Один из сулланских законов отнял земли у италийских племён, союзников римлян. После смерти Суллы они подняли мятеж, требуя вернуть им земельную собственность. Сенат послал обоих консулов, Лепида и Катула, на его подавление. Однако Лепид укрепился в местных горах, принял мятежников под своё покровительство и в ультимативной форме потребовал от сената отменить все несправедливые указы Суллы. Ему была нужна поддержка в самом Риме, поэтому он обратился к заведомым противникам сулланцев, в том числе к Цезарю. Если бы авантюра Лепида удалась, принявшие его сторону политики могли рассчитывать на стремительную карьеру.
Но Цезарь отказался, посчитав (как и большинство римлян) действия Лепида прямым предательством Рима. «Мы пойдём к той же цели другим путём», — решил для себя Цезарь. Он оказался прав, Лепид потерпел поражение. А Цезарь в следующем году подал иск на видного сулланца — Гнея Корнелия Долабеллу. Его обвинительная речь на суде оказалась настолько впечатляющей, что её переписывали и распространяли в копиях. Только большие деньги, потраченные на выдающихся юристов, смогли спасти Долабеллу. В 76 г. до н.э. Цезарь обвинил ещё одного сулланца, Гая Антония Гибриду. Тот попросил защиты у народных трибунов, поэтому процесс не состоялся.
Цезарь решил, что для продолжения политической компании ему нужно развивать ораторский способности. К тому же в Риме становилось небезопасно — нечистые на руку политики, имевшие основания опасаться задора молодого обличителя, могли заплатить убийцам или найти иной способ устранить Цезаря, который пока что не занимал высоких постов и не имел возможности легально обеспечить себя приличной охраной. Поэтому он покинул столицу и поплыл на остров Родос, где преподавал знаменитый греческий ритор Аполлоний Молон, наставник самого Цицерона.
Это было далеко не первое морское путешествие Цезаря, несколькими годами ранее он сопровождал Марка Минуция Терма, римского наместника провинции Азия. А в 78 г. до н.э. он помогал наместнику Киликии Публию Сервилию Ватии организовывать борьбу с пиратством — традиционным занятием киликийцев, которому римляне пытались положить конец. Однако, несмотря на все победы Рима на море и на суше, пираты всё ещё оставались грозой Средиземного моря и в 75 г. до н.э. Цезарь в этом убедился лично. Его корабль захватили морские разбойники, и он оказался в плену у пиратов.

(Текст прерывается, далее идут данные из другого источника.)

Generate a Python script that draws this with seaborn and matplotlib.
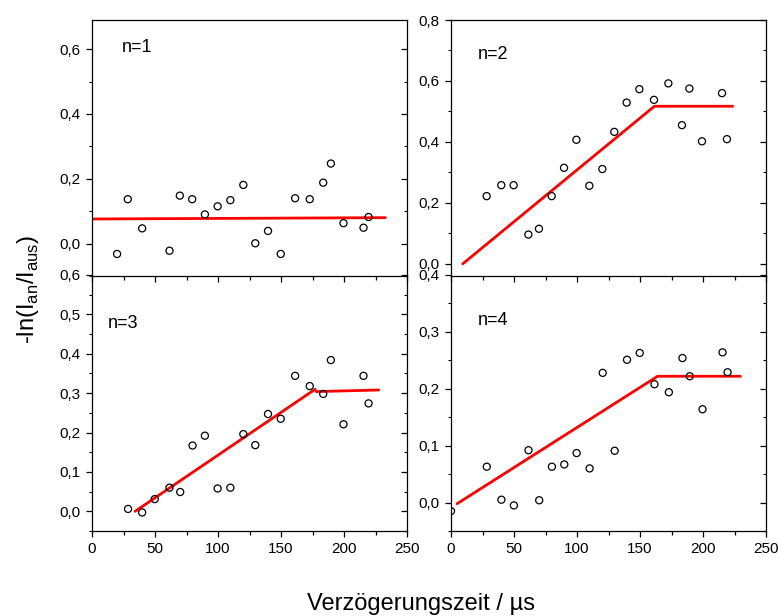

Пираты, разумеется, не могли знать, кто такой Цезарь. Но по его одежде и манерам они сразу поняли, что им попался кто-то богатый и знатный. Такие пленники весьма ценились, ведь родня могла заплатить за их возвращение большой выкуп. Цезаря пиратский капитан оценил в 20 талантов. Это была огромная сумма, один талант равнялся 6 тысячам греческих драхм, драхма по весу примерно соответствовала римскому денарию, который в свою очередь был равен 4 сестерциям, самой ходовой римской монете. То есть Цезарь в глазах пиратов стоил 480 тысяч сестерциев, целое состояние.
Однако сам Цезарь был категорически не согласен с такой оценкой его неповторимой личности. Он сказал, что стоит намного больше — 50 талантов, то есть миллион двести тысяч сестерциев! Сумма пиратов впечатлила, и весь срок пленения Цезаря они относились к нему с должным почтением. Цезарь этим пользовался без зазрения совести. Он не только запрещал пиратам шуметь, пока спал, но и упражнялся в стихосложении и составлении судебных речей. Эти стихи и речи Цезарь декламировал своим пленителям. Пираты над ним потешались, а он в ответ заявлял, что однажды развесит их всех на крестах.
Наконец выкуп был собран, его передали наместнику города Милета, через которого пираты проводили свои финансовые операции. Оказавшись на свободе, Цезарь быстро собрал боевой флот, вернулся на остров Фармакусса, где базировались пираты, утопил их корабли и взял в плен выживших. Их доставили в город Пергам, но местный претор не хотел убивать пиратов. Цезаря это не остановило, он собственной властью отдал приказ предать разбойников смерти. Таким образом, Цезарь сдержал своё обещание, но при этом поступил с пиратами «милосердно и гуманно»: как свидетельствует древнеримский историк Луций Фенестелла, их не распяли на крестах, а казнили отсечением головы.